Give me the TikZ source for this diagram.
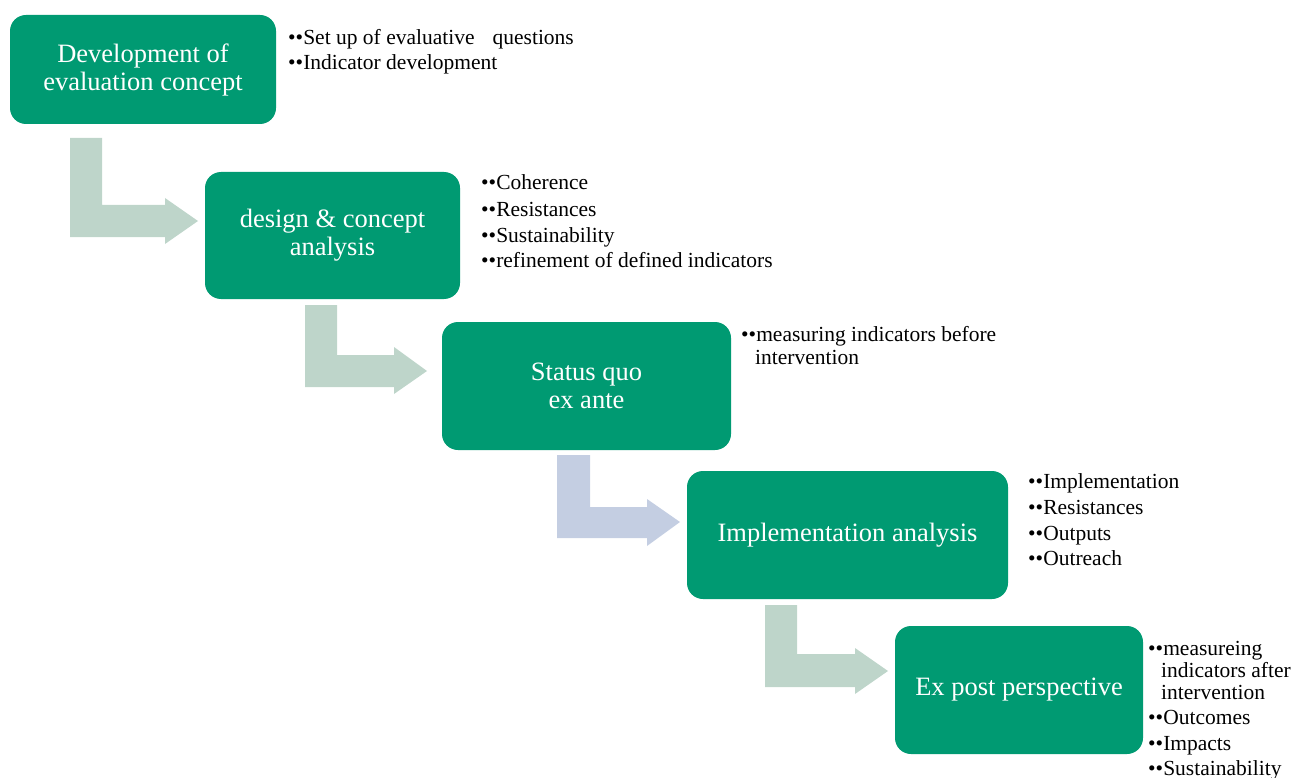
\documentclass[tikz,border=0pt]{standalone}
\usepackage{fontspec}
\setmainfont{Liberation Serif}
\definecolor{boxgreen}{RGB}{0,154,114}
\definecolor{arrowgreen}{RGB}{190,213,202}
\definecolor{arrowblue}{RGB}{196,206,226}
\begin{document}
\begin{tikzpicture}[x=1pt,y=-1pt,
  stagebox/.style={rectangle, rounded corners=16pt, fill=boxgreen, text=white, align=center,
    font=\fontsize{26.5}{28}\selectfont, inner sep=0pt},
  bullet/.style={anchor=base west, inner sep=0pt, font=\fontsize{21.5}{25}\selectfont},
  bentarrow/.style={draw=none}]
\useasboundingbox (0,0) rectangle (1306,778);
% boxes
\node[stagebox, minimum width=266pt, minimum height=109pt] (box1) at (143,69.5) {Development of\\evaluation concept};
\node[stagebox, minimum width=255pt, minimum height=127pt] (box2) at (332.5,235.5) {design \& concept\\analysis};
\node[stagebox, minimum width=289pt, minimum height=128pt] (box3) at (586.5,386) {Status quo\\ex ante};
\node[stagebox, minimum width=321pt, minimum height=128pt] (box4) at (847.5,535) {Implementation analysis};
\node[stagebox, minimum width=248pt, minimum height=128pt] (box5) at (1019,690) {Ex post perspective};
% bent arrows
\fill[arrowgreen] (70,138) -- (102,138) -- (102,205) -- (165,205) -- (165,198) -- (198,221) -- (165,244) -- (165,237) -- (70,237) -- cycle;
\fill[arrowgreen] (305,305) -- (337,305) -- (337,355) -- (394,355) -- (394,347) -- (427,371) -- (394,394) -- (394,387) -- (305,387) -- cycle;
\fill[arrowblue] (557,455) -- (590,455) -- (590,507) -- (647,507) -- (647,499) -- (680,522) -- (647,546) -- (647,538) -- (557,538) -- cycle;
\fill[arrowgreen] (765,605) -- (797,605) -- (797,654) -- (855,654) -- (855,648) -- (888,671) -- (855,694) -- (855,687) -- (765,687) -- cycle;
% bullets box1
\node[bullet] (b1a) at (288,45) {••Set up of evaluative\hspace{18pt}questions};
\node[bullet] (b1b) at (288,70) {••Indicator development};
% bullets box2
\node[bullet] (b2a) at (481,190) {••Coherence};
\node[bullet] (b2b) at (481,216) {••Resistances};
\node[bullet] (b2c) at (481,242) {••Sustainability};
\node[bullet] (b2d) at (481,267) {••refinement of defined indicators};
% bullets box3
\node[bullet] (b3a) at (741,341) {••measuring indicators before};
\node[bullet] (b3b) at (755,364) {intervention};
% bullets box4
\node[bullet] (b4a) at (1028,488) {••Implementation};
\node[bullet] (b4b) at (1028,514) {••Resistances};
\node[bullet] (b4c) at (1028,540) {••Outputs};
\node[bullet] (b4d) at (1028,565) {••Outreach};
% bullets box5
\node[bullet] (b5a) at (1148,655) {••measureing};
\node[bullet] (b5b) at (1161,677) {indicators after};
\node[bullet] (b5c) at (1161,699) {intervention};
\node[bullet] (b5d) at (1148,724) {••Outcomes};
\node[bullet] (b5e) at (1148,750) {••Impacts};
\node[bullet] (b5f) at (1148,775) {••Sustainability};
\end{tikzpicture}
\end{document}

....

Task instructions >>
Could you repeat all of the material exactly? Pictures should not be copied.

Result below >>
Give me the TikZ source for this diagram.
\documentclass[tikz,border=0pt]{standalone}
\usepackage{fontspec}
\setmainfont{Liberation Serif}
\definecolor{boxgreen}{RGB}{0,154,114}
\definecolor{arrowgreen}{RGB}{190,213,202}
\definecolor{arrowblue}{RGB}{196,206,226}
\begin{document}
\begin{tikzpicture}[x=1pt,y=-1pt,
  stagebox/.style={rectangle, rounded corners=16pt, fill=boxgreen, text=white, align=center,
    font=\fontsize{26.5}{28}\selectfont, inner sep=0pt},
  bullet/.style={anchor=base west, inner sep=0pt, font=\fontsize{21.5}{25}\selectfont},
  bentarrow/.style={draw=none}]
\useasboundingbox (0,0) rectangle (1306,778);
% boxes
\node[stagebox, minimum width=266pt, minimum height=109pt] (box1) at (143,69.5) {Development of\\evaluation concept};
\node[stagebox, minimum width=255pt, minimum height=127pt] (box2) at (332.5,235.5) {design \& concept\\analysis};
\node[stagebox, minimum width=289pt, minimum height=128pt] (box3) at (586.5,386) {Status quo\\ex ante};
\node[stagebox, minimum width=321pt, minimum height=128pt] (box4) at (847.5,535) {Implementation analysis};
\node[stagebox, minimum width=248pt, minimum height=128pt] (box5) at (1019,690) {Ex post perspective};
% bent arrows
\fill[arrowgreen] (70,138) -- (102,138) -- (102,205) -- (165,205) -- (165,198) -- (198,221) -- (165,244) -- (165,237) -- (70,237) -- cycle;
\fill[arrowgreen] (305,305) -- (337,305) -- (337,355) -- (394,355) -- (394,347) -- (427,371) -- (394,394) -- (394,387) -- (305,387) -- cycle;
\fill[arrowblue] (557,455) -- (590,455) -- (590,507) -- (647,507) -- (647,499) -- (680,522) -- (647,546) -- (647,538) -- (557,538) -- cycle;
\fill[arrowgreen] (765,605) -- (797,605) -- (797,654) -- (855,654) -- (855,648) -- (888,671) -- (855,694) -- (855,687) -- (765,687) -- cycle;
% bullets box1
\node[bullet] (b1a) at (288,45) {••Set up of evaluative\hspace{18pt}questions};
\node[bullet] (b1b) at (288,70) {••Indicator development};
% bullets box2
\node[bullet] (b2a) at (481,190) {••Coherence};
\node[bullet] (b2b) at (481,216) {••Resistances};
\node[bullet] (b2c) at (481,242) {••Sustainability};
\node[bullet] (b2d) at (481,267) {••refinement of defined indicators};
% bullets box3
\node[bullet] (b3a) at (741,341) {••measuring indicators before};
\node[bullet] (b3b) at (755,364) {intervention};
% bullets box4
\node[bullet] (b4a) at (1028,488) {••Implementation};
\node[bullet] (b4b) at (1028,514) {••Resistances};
\node[bullet] (b4c) at (1028,540) {••Outputs};
\node[bullet] (b4d) at (1028,565) {••Outreach};
% bullets box5
\node[bullet] (b5a) at (1148,655) {••measureing};
\node[bullet] (b5b) at (1161,677) {indicators after};
\node[bullet] (b5c) at (1161,699) {intervention};
\node[bullet] (b5d) at (1148,724) {••Outcomes};
\node[bullet] (b5e) at (1148,750) {••Impacts};
\node[bullet] (b5f) at (1148,775) {••Sustainability};
\end{tikzpicture}
\end{document}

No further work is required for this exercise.